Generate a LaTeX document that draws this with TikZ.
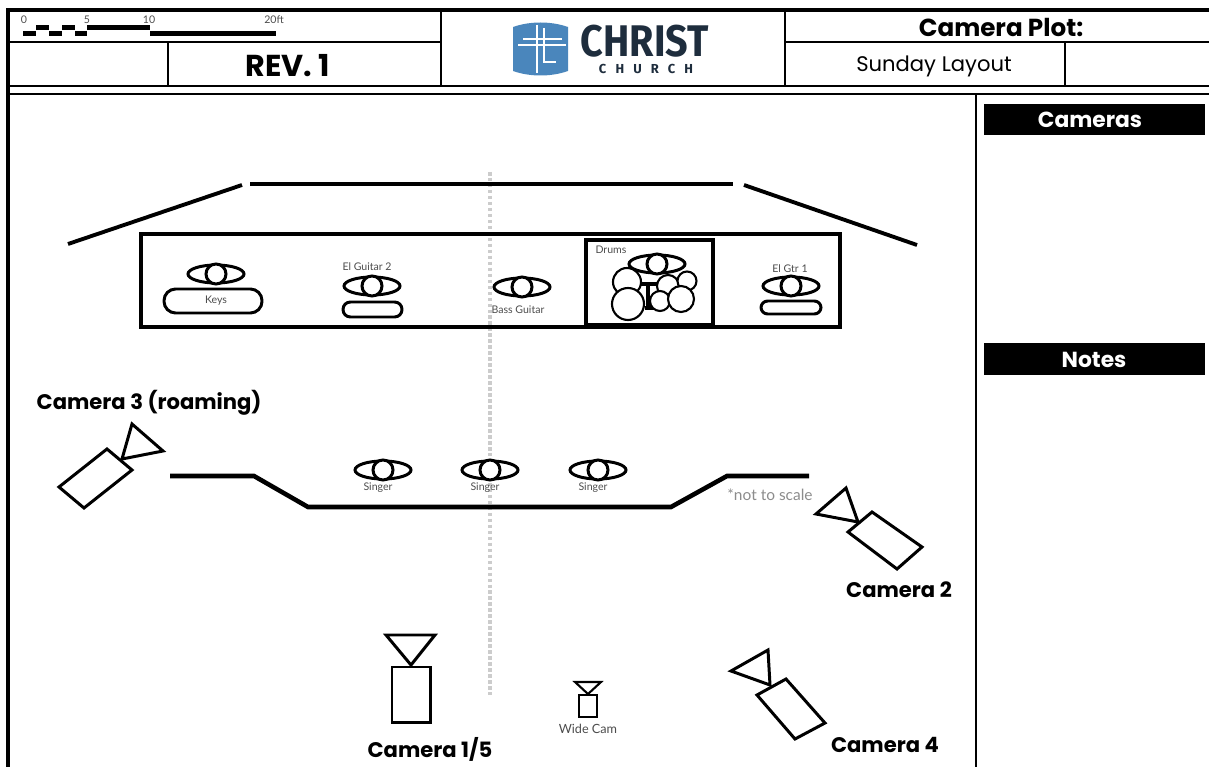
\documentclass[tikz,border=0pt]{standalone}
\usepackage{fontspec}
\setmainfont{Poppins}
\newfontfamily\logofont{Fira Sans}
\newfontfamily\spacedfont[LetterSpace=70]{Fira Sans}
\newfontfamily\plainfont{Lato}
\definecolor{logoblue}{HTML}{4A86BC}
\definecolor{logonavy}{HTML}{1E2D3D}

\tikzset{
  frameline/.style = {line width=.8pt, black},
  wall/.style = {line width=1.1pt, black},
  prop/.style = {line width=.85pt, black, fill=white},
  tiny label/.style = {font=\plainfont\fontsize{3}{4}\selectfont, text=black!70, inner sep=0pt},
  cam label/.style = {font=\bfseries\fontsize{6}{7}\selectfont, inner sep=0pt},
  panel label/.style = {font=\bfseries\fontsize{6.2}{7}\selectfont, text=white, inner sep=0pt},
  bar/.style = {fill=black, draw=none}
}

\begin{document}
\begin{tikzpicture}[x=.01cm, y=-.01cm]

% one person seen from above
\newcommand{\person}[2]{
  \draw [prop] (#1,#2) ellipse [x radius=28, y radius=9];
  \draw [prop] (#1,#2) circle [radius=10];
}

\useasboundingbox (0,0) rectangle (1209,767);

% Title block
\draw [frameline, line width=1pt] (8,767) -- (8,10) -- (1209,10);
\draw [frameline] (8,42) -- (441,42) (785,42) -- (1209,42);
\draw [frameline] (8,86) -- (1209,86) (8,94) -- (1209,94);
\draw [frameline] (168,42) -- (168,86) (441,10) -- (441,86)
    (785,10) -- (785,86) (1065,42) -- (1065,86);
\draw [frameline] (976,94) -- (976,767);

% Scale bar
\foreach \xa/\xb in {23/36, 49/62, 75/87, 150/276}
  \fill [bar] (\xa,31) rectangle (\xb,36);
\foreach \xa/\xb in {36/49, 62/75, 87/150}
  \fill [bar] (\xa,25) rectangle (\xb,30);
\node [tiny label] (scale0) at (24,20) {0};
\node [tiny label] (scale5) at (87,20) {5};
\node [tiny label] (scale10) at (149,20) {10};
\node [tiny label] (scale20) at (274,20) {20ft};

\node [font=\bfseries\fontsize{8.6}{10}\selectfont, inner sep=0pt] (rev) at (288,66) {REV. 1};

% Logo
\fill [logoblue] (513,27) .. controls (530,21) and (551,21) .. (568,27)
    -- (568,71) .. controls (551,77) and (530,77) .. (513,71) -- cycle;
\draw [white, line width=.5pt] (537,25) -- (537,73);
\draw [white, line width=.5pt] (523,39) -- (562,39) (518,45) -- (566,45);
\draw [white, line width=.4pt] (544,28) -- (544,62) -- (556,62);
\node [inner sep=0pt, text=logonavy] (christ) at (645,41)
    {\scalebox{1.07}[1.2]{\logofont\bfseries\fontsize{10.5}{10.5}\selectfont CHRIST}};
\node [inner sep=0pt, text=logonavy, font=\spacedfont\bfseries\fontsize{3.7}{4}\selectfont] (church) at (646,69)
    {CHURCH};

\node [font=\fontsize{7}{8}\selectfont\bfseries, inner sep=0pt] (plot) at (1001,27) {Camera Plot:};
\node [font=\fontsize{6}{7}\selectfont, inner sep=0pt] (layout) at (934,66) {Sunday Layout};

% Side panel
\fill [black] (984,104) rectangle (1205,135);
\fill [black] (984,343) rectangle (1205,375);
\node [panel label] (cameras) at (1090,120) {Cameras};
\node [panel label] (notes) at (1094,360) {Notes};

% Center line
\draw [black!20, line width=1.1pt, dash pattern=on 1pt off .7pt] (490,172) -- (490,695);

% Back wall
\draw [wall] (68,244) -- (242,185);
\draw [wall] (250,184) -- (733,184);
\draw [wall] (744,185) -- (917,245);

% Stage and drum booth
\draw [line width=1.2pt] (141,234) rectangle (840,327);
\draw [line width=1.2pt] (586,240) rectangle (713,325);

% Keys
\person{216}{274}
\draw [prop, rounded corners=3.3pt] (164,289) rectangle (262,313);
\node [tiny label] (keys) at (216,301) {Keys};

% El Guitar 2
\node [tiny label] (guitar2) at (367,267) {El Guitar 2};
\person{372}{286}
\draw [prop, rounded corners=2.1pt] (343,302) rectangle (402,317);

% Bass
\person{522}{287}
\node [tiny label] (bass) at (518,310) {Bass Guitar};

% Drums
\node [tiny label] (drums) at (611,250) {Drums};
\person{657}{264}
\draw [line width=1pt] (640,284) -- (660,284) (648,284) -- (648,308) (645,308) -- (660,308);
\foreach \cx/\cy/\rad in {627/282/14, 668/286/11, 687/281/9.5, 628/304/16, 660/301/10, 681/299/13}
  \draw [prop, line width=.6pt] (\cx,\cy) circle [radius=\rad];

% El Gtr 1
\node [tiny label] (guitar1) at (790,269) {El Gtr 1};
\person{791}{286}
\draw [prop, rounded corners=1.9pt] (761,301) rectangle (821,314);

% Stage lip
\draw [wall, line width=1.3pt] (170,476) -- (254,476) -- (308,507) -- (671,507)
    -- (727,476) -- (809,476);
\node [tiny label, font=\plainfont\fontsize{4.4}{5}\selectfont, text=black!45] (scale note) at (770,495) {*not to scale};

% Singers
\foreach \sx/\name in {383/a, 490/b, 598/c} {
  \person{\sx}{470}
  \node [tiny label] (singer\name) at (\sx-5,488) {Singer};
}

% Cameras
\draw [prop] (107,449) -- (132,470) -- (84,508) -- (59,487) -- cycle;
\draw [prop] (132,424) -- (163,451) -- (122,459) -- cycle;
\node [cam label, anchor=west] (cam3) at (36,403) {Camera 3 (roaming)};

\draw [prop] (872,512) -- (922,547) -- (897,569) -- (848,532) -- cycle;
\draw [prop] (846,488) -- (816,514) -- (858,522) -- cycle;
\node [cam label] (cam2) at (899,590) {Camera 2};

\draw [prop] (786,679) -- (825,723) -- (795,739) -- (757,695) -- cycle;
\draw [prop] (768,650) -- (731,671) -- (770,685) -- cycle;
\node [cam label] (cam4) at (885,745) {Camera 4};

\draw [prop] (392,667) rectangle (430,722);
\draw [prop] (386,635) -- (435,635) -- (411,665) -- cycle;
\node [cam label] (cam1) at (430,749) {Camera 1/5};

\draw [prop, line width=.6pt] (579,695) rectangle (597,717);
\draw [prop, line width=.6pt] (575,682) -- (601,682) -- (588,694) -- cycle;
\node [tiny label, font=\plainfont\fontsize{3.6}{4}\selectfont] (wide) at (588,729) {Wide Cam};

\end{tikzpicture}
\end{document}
□ □ □ □ □
■ STATED EXERCISE: Set down the material above as is, without any pictures.

■ TASK OUTPUT:
Generate a LaTeX document that draws this with TikZ.
\documentclass[tikz,border=0pt]{standalone}
\usepackage{fontspec}
\setmainfont{Poppins}
\newfontfamily\logofont{Fira Sans}
\newfontfamily\spacedfont[LetterSpace=70]{Fira Sans}
\newfontfamily\plainfont{Lato}
\definecolor{logoblue}{HTML}{4A86BC}
\definecolor{logonavy}{HTML}{1E2D3D}

\tikzset{
  frameline/.style = {line width=.8pt, black},
  wall/.style = {line width=1.1pt, black},
  prop/.style = {line width=.85pt, black, fill=white},
  tiny label/.style = {font=\plainfont\fontsize{3}{4}\selectfont, text=black!70, inner sep=0pt},
  cam label/.style = {font=\bfseries\fontsize{6}{7}\selectfont, inner sep=0pt},
  panel label/.style = {font=\bfseries\fontsize{6.2}{7}\selectfont, text=white, inner sep=0pt},
  bar/.style = {fill=black, draw=none}
}

\begin{document}
\begin{tikzpicture}[x=.01cm, y=-.01cm]

% one person seen from above
\newcommand{\person}[2]{
  \draw [prop] (#1,#2) ellipse [x radius=28, y radius=9];
  \draw [prop] (#1,#2) circle [radius=10];
}

\useasboundingbox (0,0) rectangle (1209,767);

% Title block
\draw [frameline, line width=1pt] (8,767) -- (8,10) -- (1209,10);
\draw [frameline] (8,42) -- (441,42) (785,42) -- (1209,42);
\draw [frameline] (8,86) -- (1209,86) (8,94) -- (1209,94);
\draw [frameline] (168,42) -- (168,86) (441,10) -- (441,86)
    (785,10) -- (785,86) (1065,42) -- (1065,86);
\draw [frameline] (976,94) -- (976,767);

% Scale bar
\foreach \xa/\xb in {23/36, 49/62, 75/87, 150/276}
  \fill [bar] (\xa,31) rectangle (\xb,36);
\foreach \xa/\xb in {36/49, 62/75, 87/150}
  \fill [bar] (\xa,25) rectangle (\xb,30);
\node [tiny label] (scale0) at (24,20) {0};
\node [tiny label] (scale5) at (87,20) {5};
\node [tiny label] (scale10) at (149,20) {10};
\node [tiny label] (scale20) at (274,20) {20ft};

\node [font=\bfseries\fontsize{8.6}{10}\selectfont, inner sep=0pt] (rev) at (288,66) {REV. 1};

% Logo
\fill [logoblue] (513,27) .. controls (530,21) and (551,21) .. (568,27)
    -- (568,71) .. controls (551,77) and (530,77) .. (513,71) -- cycle;
\draw [white, line width=.5pt] (537,25) -- (537,73);
\draw [white, line width=.5pt] (523,39) -- (562,39) (518,45) -- (566,45);
\draw [white, line width=.4pt] (544,28) -- (544,62) -- (556,62);
\node [inner sep=0pt, text=logonavy] (christ) at (645,41)
    {\scalebox{1.07}[1.2]{\logofont\bfseries\fontsize{10.5}{10.5}\selectfont CHRIST}};
\node [inner sep=0pt, text=logonavy, font=\spacedfont\bfseries\fontsize{3.7}{4}\selectfont] (church) at (646,69)
    {CHURCH};

\node [font=\fontsize{7}{8}\selectfont\bfseries, inner sep=0pt] (plot) at (1001,27) {Camera Plot:};
\node [font=\fontsize{6}{7}\selectfont, inner sep=0pt] (layout) at (934,66) {Sunday Layout};

% Side panel
\fill [black] (984,104) rectangle (1205,135);
\fill [black] (984,343) rectangle (1205,375);
\node [panel label] (cameras) at (1090,120) {Cameras};
\node [panel label] (notes) at (1094,360) {Notes};

% Center line
\draw [black!20, line width=1.1pt, dash pattern=on 1pt off .7pt] (490,172) -- (490,695);

% Back wall
\draw [wall] (68,244) -- (242,185);
\draw [wall] (250,184) -- (733,184);
\draw [wall] (744,185) -- (917,245);

% Stage and drum booth
\draw [line width=1.2pt] (141,234) rectangle (840,327);
\draw [line width=1.2pt] (586,240) rectangle (713,325);

% Keys
\person{216}{274}
\draw [prop, rounded corners=3.3pt] (164,289) rectangle (262,313);
\node [tiny label] (keys) at (216,301) {Keys};

% El Guitar 2
\node [tiny label] (guitar2) at (367,267) {El Guitar 2};
\person{372}{286}
\draw [prop, rounded corners=2.1pt] (343,302) rectangle (402,317);

% Bass
\person{522}{287}
\node [tiny label] (bass) at (518,310) {Bass Guitar};

% Drums
\node [tiny label] (drums) at (611,250) {Drums};
\person{657}{264}
\draw [line width=1pt] (640,284) -- (660,284) (648,284) -- (648,308) (645,308) -- (660,308);
\foreach \cx/\cy/\rad in {627/282/14, 668/286/11, 687/281/9.5, 628/304/16, 660/301/10, 681/299/13}
  \draw [prop, line width=.6pt] (\cx,\cy) circle [radius=\rad];

% El Gtr 1
\node [tiny label] (guitar1) at (790,269) {El Gtr 1};
\person{791}{286}
\draw [prop, rounded corners=1.9pt] (761,301) rectangle (821,314);

% Stage lip
\draw [wall, line width=1.3pt] (170,476) -- (254,476) -- (308,507) -- (671,507)
    -- (727,476) -- (809,476);
\node [tiny label, font=\plainfont\fontsize{4.4}{5}\selectfont, text=black!45] (scale note) at (770,495) {*not to scale};

% Singers
\foreach \sx/\name in {383/a, 490/b, 598/c} {
  \person{\sx}{470}
  \node [tiny label] (singer\name) at (\sx-5,488) {Singer};
}

% Cameras
\draw [prop] (107,449) -- (132,470) -- (84,508) -- (59,487) -- cycle;
\draw [prop] (132,424) -- (163,451) -- (122,459) -- cycle;
\node [cam label, anchor=west] (cam3) at (36,403) {Camera 3 (roaming)};

\draw [prop] (872,512) -- (922,547) -- (897,569) -- (848,532) -- cycle;
\draw [prop] (846,488) -- (816,514) -- (858,522) -- cycle;
\node [cam label] (cam2) at (899,590) {Camera 2};

\draw [prop] (786,679) -- (825,723) -- (795,739) -- (757,695) -- cycle;
\draw [prop] (768,650) -- (731,671) -- (770,685) -- cycle;
\node [cam label] (cam4) at (885,745) {Camera 4};

\draw [prop] (392,667) rectangle (430,722);
\draw [prop] (386,635) -- (435,635) -- (411,665) -- cycle;
\node [cam label] (cam1) at (430,749) {Camera 1/5};

\draw [prop, line width=.6pt] (579,695) rectangle (597,717);
\draw [prop, line width=.6pt] (575,682) -- (601,682) -- (588,694) -- cycle;
\node [tiny label, font=\plainfont\fontsize{3.6}{4}\selectfont] (wide) at (588,729) {Wide Cam};

\end{tikzpicture}
\end{document}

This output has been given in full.